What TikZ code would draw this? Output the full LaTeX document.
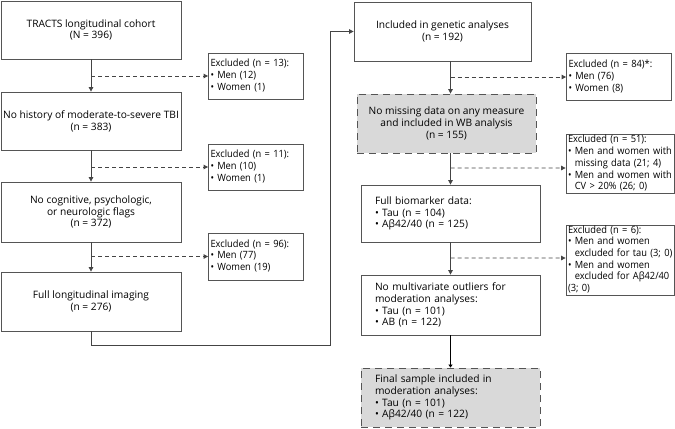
\documentclass[tikz,border=0pt]{standalone}
\usepackage{fontspec}
\setmainfont{Open Sans}
\newfontfamily\exfont{Open Sans}[FakeStretch=0.93]
\usetikzlibrary{arrows.meta}
\definecolor{boxline}{HTML}{555555}
\definecolor{arrline}{HTML}{444444}
\definecolor{boxfill}{HTML}{D9D9D9}
\newcommand{\bl}{•\ }
\newcommand{\ind}{\hphantom{•\ }}
\newcommand{\exlines}[1]{\begin{tabular}{@{}l@{}}#1\end{tabular}}
\begin{document}
\begin{tikzpicture}[x=1bp,y=-1bp,
  font=\fontsize{10.2bp}{11.8bp}\selectfont,
  box/.style={draw=boxline, line width=0.8bp, fill=white, inner sep=0pt, align=center},
  lbox/.style={box, align=left, inner xsep=14bp},
  exbox/.style={draw=boxline, line width=0.8bp, fill=white, align=left, inner xsep=2bp, inner ysep=0pt,
    font=\exfont\fontsize{10bp}{11.7bp}\selectfont},
  greybox/.style={fill=boxfill, dash pattern=on 7bp off 5bp},
  arr/.style={draw=arrline, line width=0.8bp, -{Triangle[length=4.5bp,width=4.5bp]}},
  darr/.style={arr, dash pattern=on 4bp off 3bp},
  tarr/.style={draw=black, line width=1.8bp, -{Triangle[length=3bp,width=4bp]}}
]
\useasboundingbox (0,0) rectangle (675,428);

% left column
\node[box, minimum width=180bp, minimum height=58bp] (b1) at (91,30) {TRACTS longitudinal cohort\\(N = 396)};
\node[box, minimum width=180bp, minimum height=58bp] (b2) at (91,121) {No history of moderate-to-severe TBI\\(n = 383)};
\node[box, minimum width=180bp, minimum height=60bp] (b3) at (91,212) {No cognitive, psychologic,\\or neurologic flags\\(n = 372)};
\node[box, minimum width=180bp, minimum height=59bp] (b4) at (91,301.5) {Full longitudinal imaging\\(n = 276)};

\node[exbox, text width=91bp, minimum height=46bp] (e1) at (256,76) {\exlines{Excluded (n = 13):\\\bl Men (12)\\\bl Women (1)}};
\node[exbox, text width=91bp, minimum height=46bp] (e2) at (256,167) {\exlines{Excluded (n = 11):\\\bl Men (10)\\\bl Women (1)}};
\node[exbox, text width=91bp, minimum height=47bp] (e3) at (256,256.5) {\exlines{Excluded (n = 96):\\\bl Men (77)\\\bl Women (19)}};

\draw[arr] (b1) -- (b2);
\draw[arr] (b2) -- (b3);
\draw[arr] (b3) -- (b4);
\draw[darr] (b1.south |- e1.west) -- (e1.west);
\draw[darr] (b2.south |- e2.west) -- (e2.west);
\draw[darr] (b3.south |- e3.west) -- (e3.west);

% right column
\node[box, minimum width=177bp, minimum height=59bp] (r1) at (442.5,31.5) {Included in genetic analyses\\(n = 192)};
\node[box, greybox, minimum width=179bp, minimum height=59bp] (r2) at (446.5,123.5) {No missing data on any measure\\and included in WB analysis\\(n = 155)};
\node[lbox, text width=151bp, minimum height=57bp] (r3) at (450.5,213.5) {Full biomarker data:\\\bl Tau (n = 104)\\\bl Aβ42/40 (n = 125)};
\node[lbox, text width=151bp, minimum height=60bp] (r4) at (450.5,305) {No multivariate outliers for\\moderation analyses:\\\bl Tau (n = 101)\\\bl AB (n = 122)};
\node[lbox, greybox, text width=151bp, minimum height=59bp] (r5) at (450.5,397.5) {Final sample included in\\moderation analyses:\\\bl Tau (n = 101)\\\bl Aβ42/40 (n = 122)};

\node[exbox, text width=101bp, minimum height=47bp] (er1) at (619,77) {\exlines{Excluded (n = 84)*:\\\bl Men (76)\\\bl Women (8)}};
\node[exbox, text width=104bp, minimum height=58bp] (er2) at (620,164) {\exlines{Excluded (n = 51):\\\bl Men and women with\\\ind missing data (21; 4)\\\bl Men and women with\\\ind CV > 20\% (26; 0)}};
\node[exbox, text width=104bp, minimum height=70bp] (er3) at (620,260) {\exlines{Excluded (n = 6):\\\bl Men and women\\\ind excluded for tau (3; 0)\\\bl Men and women\\\ind excluded for Aβ42/40\\(3; 0)}};

\draw[arr] (b4.south) |- (330,345) |- (r1.west);
\draw[arr] (r1.south -| r3.north) -- (r2.north -| r3.north);
\draw[arr] (r2.south -| r3.north) -- (r3.north);
\draw[arr] (r3) -- (r4);
\draw[tarr] (r4) -- (r5);
\draw[darr] (r3.north |- er1.west) -- (er1.west);
\draw[darr] (r3.north |- er2.west) ++(0,4) -- ([yshift=-4bp]er2.west);
\draw[darr] (r3.north |- er3.west) ++(0,-2) -- ([yshift=2bp]er3.west);
\end{tikzpicture}
\end{document}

- **What you should do**
Print, exactly as written, the lines above from the first one to the one containing "width=180bp, minimum height=59bp]". Leave out pictures.

- **Complete answer**
What TikZ code would draw this? Output the full LaTeX document.
\documentclass[tikz,border=0pt]{standalone}
\usepackage{fontspec}
\setmainfont{Open Sans}
\newfontfamily\exfont{Open Sans}[FakeStretch=0.93]
\usetikzlibrary{arrows.meta}
\definecolor{boxline}{HTML}{555555}
\definecolor{arrline}{HTML}{444444}
\definecolor{boxfill}{HTML}{D9D9D9}
\newcommand{\bl}{•\ }
\newcommand{\ind}{\hphantom{•\ }}
\newcommand{\exlines}[1]{\begin{tabular}{@{}l@{}}#1\end{tabular}}
\begin{document}
\begin{tikzpicture}[x=1bp,y=-1bp,
  font=\fontsize{10.2bp}{11.8bp}\selectfont,
  box/.style={draw=boxline, line width=0.8bp, fill=white, inner sep=0pt, align=center},
  lbox/.style={box, align=left, inner xsep=14bp},
  exbox/.style={draw=boxline, line width=0.8bp, fill=white, align=left, inner xsep=2bp, inner ysep=0pt,
    font=\exfont\fontsize{10bp}{11.7bp}\selectfont},
  greybox/.style={fill=boxfill, dash pattern=on 7bp off 5bp},
  arr/.style={draw=arrline, line width=0.8bp, -{Triangle[length=4.5bp,width=4.5bp]}},
  darr/.style={arr, dash pattern=on 4bp off 3bp},
  tarr/.style={draw=black, line width=1.8bp, -{Triangle[length=3bp,width=4bp]}}
]
\useasboundingbox (0,0) rectangle (675,428);

% left column
\node[box, minimum width=180bp, minimum height=58bp] (b1) at (91,30) {TRACTS longitudinal cohort\\(N = 396)};
\node[box, minimum width=180bp, minimum height=58bp] (b2) at (91,121) {No history of moderate-to-severe TBI\\(n = 383)};
\node[box, minimum width=180bp, minimum height=60bp] (b3) at (91,212) {No cognitive, psychologic,\\or neurologic flags\\(n = 372)};
\node[box, minimum width=180bp, minimum height=59bp] (b4) at (91,301.5) {Full longitudinal imaging\\(n = 276)};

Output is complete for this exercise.